== Exercise instructions ==
Copy exactly, leaving out every image, the lines from the one with "Recreate this image as a Python" through the one with "return Path(verts, codes)", inclusive.

== Given information ==
⟨
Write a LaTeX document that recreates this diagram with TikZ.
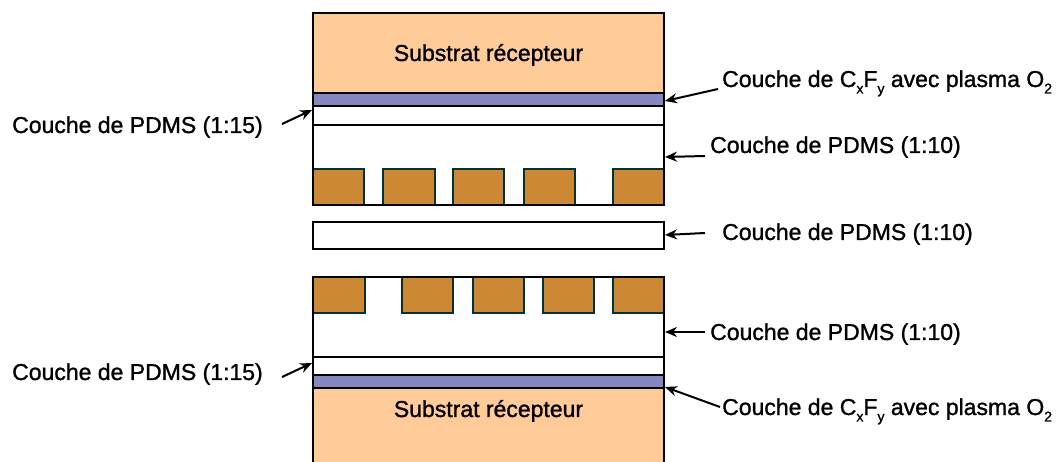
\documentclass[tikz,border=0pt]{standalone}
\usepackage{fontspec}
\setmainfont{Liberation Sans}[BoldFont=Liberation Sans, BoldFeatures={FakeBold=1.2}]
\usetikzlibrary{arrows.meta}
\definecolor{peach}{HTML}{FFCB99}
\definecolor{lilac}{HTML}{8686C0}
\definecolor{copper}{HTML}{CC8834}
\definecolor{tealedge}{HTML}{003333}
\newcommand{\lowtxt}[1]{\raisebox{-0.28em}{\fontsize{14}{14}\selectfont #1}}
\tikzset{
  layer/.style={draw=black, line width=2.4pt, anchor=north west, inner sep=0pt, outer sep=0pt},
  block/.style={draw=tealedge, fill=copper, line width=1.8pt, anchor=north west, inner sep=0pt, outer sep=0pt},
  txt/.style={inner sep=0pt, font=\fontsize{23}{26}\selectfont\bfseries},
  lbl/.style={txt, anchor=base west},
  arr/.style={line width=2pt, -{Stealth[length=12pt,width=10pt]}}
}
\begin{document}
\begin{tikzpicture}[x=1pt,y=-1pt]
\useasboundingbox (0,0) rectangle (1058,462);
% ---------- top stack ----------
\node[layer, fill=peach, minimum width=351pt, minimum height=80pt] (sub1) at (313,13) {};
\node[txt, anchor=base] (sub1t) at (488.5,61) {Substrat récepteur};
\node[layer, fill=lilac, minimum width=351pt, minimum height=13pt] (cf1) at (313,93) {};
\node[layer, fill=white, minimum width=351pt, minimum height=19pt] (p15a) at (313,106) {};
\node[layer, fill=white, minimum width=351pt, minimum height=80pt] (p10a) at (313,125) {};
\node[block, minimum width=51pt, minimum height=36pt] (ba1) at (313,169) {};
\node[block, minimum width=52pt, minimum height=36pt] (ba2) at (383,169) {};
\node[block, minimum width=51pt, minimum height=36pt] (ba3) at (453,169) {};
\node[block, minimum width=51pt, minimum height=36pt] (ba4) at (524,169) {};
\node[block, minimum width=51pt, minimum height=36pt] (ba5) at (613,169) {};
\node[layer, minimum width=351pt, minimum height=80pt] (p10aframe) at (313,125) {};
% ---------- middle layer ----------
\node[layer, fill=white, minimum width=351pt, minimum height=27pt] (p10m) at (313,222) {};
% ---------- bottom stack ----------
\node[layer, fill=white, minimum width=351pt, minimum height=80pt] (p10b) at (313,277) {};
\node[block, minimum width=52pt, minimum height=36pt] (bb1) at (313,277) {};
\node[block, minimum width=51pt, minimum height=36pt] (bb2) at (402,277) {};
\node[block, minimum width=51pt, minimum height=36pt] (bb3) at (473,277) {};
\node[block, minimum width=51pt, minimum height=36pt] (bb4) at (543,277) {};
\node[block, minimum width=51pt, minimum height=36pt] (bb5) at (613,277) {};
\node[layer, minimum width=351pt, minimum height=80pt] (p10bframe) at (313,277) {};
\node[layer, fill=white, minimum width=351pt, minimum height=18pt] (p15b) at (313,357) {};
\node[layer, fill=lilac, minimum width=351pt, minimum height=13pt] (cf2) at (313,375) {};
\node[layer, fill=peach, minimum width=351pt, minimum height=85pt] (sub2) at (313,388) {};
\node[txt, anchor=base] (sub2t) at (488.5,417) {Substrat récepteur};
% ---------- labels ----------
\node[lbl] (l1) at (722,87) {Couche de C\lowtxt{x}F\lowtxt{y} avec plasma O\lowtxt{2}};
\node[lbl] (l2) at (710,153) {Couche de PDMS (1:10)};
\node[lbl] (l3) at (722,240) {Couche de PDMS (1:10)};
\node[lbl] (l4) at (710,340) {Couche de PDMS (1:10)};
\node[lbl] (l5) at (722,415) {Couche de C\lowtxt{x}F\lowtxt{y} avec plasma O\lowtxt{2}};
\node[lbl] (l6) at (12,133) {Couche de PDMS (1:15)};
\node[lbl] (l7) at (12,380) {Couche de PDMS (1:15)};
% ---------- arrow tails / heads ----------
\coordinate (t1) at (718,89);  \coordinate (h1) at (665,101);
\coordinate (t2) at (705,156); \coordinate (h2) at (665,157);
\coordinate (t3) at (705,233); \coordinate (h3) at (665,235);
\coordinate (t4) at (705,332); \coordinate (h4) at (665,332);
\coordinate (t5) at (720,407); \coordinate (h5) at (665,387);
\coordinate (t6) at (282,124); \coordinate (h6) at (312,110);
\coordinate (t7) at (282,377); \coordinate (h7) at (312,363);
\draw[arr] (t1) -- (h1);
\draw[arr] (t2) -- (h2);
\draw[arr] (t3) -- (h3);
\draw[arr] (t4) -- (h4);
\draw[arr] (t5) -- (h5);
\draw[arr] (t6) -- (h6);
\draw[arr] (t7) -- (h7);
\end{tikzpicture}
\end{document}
⟩
⟨
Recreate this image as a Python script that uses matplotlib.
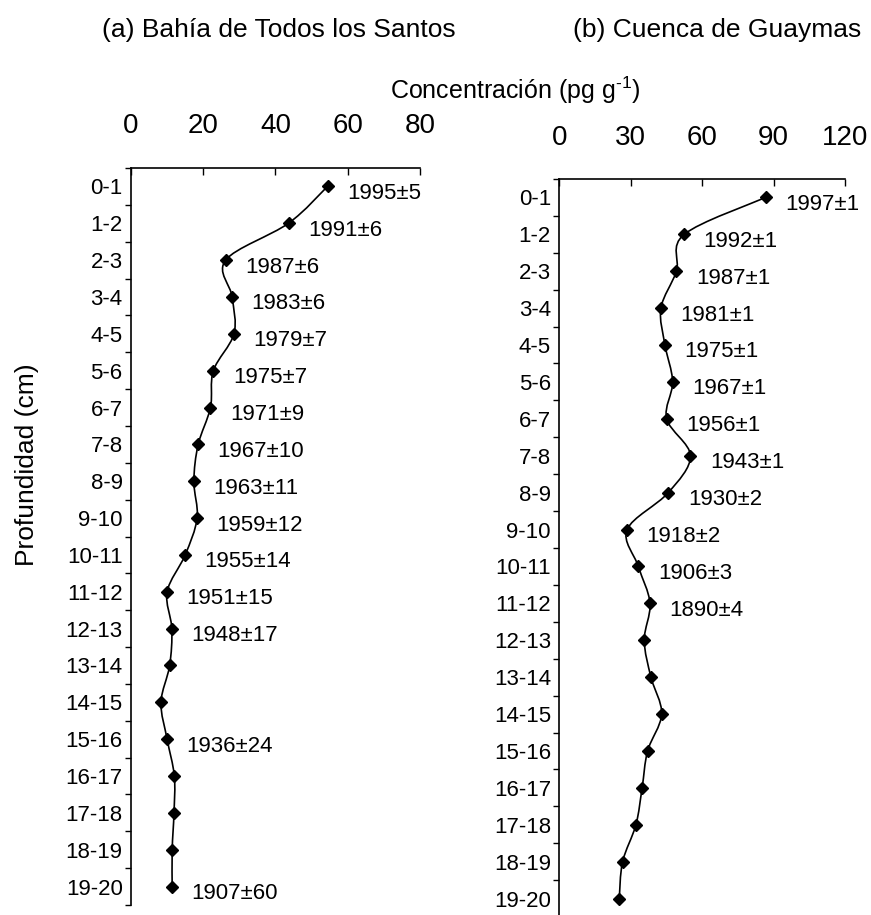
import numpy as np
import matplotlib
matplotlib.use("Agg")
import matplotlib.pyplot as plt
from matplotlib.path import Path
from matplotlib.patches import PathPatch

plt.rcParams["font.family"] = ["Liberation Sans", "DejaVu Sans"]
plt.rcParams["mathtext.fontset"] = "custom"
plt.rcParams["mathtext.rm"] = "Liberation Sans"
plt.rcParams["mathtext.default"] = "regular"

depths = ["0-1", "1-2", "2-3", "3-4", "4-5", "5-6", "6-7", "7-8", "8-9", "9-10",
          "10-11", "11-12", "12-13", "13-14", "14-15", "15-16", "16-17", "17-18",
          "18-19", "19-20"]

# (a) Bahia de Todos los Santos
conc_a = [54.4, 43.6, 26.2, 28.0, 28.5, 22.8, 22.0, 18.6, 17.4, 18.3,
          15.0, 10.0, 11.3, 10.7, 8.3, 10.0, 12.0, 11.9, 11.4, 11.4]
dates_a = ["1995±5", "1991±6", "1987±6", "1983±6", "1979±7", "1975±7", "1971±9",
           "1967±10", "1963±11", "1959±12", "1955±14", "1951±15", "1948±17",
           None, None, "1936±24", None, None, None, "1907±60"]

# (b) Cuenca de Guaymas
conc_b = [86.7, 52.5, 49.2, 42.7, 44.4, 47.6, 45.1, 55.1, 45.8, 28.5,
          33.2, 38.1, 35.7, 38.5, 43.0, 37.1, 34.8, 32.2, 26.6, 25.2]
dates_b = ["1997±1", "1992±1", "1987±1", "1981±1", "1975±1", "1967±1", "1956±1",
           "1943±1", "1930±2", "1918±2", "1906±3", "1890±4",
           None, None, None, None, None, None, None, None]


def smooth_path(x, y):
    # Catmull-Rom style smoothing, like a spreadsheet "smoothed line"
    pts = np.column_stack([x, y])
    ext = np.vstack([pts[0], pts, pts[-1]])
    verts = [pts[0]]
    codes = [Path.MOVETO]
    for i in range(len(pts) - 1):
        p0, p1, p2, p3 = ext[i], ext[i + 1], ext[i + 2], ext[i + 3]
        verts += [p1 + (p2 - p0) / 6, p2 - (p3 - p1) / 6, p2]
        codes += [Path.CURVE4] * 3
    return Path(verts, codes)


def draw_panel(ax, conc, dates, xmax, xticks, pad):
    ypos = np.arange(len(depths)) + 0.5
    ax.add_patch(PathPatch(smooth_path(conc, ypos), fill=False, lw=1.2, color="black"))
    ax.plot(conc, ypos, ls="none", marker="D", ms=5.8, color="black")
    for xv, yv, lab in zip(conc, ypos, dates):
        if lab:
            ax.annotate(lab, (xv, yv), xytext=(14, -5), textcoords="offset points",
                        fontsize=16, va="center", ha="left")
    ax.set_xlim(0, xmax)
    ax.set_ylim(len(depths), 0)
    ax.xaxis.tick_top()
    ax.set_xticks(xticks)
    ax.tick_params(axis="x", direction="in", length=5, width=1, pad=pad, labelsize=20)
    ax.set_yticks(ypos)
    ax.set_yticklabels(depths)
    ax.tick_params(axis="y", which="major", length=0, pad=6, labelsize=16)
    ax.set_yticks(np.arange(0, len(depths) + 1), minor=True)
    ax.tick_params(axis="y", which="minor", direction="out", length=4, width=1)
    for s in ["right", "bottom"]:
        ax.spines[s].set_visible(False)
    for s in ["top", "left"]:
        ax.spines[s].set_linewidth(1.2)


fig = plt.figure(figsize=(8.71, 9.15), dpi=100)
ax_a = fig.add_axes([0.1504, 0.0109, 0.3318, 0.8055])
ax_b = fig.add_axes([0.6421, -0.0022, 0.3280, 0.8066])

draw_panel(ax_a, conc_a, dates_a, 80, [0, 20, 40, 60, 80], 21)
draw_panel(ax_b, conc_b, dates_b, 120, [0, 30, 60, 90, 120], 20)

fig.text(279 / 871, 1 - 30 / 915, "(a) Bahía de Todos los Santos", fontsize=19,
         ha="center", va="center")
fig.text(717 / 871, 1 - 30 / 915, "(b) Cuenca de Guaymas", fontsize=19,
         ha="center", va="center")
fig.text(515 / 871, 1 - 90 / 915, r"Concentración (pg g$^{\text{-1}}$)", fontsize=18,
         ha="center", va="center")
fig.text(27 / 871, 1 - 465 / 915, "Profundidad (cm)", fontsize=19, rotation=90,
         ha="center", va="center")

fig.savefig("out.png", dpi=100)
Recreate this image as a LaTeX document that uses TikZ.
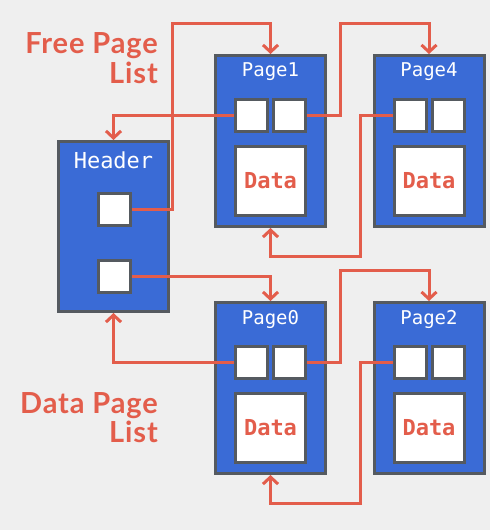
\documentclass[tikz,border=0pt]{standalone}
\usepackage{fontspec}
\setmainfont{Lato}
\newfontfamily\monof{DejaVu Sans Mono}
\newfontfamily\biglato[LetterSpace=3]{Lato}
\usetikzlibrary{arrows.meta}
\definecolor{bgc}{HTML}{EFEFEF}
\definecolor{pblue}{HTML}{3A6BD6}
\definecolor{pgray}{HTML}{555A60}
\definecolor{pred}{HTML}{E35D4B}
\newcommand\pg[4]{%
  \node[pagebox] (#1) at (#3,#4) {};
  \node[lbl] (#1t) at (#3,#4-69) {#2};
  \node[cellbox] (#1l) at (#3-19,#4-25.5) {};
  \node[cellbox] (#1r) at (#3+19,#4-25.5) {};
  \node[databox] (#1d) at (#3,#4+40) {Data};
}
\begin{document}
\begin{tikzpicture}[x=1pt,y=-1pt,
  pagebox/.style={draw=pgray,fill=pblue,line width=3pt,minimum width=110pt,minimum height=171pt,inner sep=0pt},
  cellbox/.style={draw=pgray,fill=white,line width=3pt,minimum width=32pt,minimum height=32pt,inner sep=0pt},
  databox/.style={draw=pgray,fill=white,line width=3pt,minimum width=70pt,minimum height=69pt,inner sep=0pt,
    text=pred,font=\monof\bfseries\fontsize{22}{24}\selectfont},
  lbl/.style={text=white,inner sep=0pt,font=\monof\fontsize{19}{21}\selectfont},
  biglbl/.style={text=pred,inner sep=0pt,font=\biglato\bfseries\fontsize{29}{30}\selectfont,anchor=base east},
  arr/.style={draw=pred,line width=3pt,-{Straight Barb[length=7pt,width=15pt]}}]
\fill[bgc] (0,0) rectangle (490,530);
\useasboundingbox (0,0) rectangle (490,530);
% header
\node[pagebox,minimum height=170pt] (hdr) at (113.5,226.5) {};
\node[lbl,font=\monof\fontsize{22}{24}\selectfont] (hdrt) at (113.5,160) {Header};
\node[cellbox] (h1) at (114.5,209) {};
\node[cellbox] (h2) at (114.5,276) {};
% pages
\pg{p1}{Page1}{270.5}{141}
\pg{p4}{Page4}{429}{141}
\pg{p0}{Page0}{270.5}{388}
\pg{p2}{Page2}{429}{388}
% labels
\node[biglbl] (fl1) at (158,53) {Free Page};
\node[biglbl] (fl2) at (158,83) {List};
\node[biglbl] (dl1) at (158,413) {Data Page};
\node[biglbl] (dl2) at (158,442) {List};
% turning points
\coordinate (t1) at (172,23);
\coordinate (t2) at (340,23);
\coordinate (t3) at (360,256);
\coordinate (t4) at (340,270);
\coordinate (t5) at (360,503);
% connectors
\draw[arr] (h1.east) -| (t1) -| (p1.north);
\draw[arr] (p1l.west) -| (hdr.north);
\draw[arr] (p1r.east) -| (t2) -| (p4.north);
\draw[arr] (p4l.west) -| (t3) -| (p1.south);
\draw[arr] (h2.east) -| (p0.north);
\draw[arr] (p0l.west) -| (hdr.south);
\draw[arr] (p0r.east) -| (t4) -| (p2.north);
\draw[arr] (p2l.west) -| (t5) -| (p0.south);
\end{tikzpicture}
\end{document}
⟩
== Complete response ==
Recreate this image as a Python script that uses matplotlib.
import numpy as np
import matplotlib
matplotlib.use("Agg")
import matplotlib.pyplot as plt
from matplotlib.path import Path
from matplotlib.patches import PathPatch

plt.rcParams["font.family"] = ["Liberation Sans", "DejaVu Sans"]
plt.rcParams["mathtext.fontset"] = "custom"
plt.rcParams["mathtext.rm"] = "Liberation Sans"
plt.rcParams["mathtext.default"] = "regular"

depths = ["0-1", "1-2", "2-3", "3-4", "4-5", "5-6", "6-7", "7-8", "8-9", "9-10",
          "10-11", "11-12", "12-13", "13-14", "14-15", "15-16", "16-17", "17-18",
          "18-19", "19-20"]

# (a) Bahia de Todos los Santos
conc_a = [54.4, 43.6, 26.2, 28.0, 28.5, 22.8, 22.0, 18.6, 17.4, 18.3,
          15.0, 10.0, 11.3, 10.7, 8.3, 10.0, 12.0, 11.9, 11.4, 11.4]
dates_a = ["1995±5", "1991±6", "1987±6", "1983±6", "1979±7", "1975±7", "1971±9",
           "1967±10", "1963±11", "1959±12", "1955±14", "1951±15", "1948±17",
           None, None, "1936±24", None, None, None, "1907±60"]

# (b) Cuenca de Guaymas
conc_b = [86.7, 52.5, 49.2, 42.7, 44.4, 47.6, 45.1, 55.1, 45.8, 28.5,
          33.2, 38.1, 35.7, 38.5, 43.0, 37.1, 34.8, 32.2, 26.6, 25.2]
dates_b = ["1997±1", "1992±1", "1987±1", "1981±1", "1975±1", "1967±1", "1956±1",
           "1943±1", "1930±2", "1918±2", "1906±3", "1890±4",
           None, None, None, None, None, None, None, None]


def smooth_path(x, y):
    # Catmull-Rom style smoothing, like a spreadsheet "smoothed line"
    pts = np.column_stack([x, y])
    ext = np.vstack([pts[0], pts, pts[-1]])
    verts = [pts[0]]
    codes = [Path.MOVETO]
    for i in range(len(pts) - 1):
        p0, p1, p2, p3 = ext[i], ext[i + 1], ext[i + 2], ext[i + 3]
        verts += [p1 + (p2 - p0) / 6, p2 - (p3 - p1) / 6, p2]
        codes += [Path.CURVE4] * 3
    return Path(verts, codes)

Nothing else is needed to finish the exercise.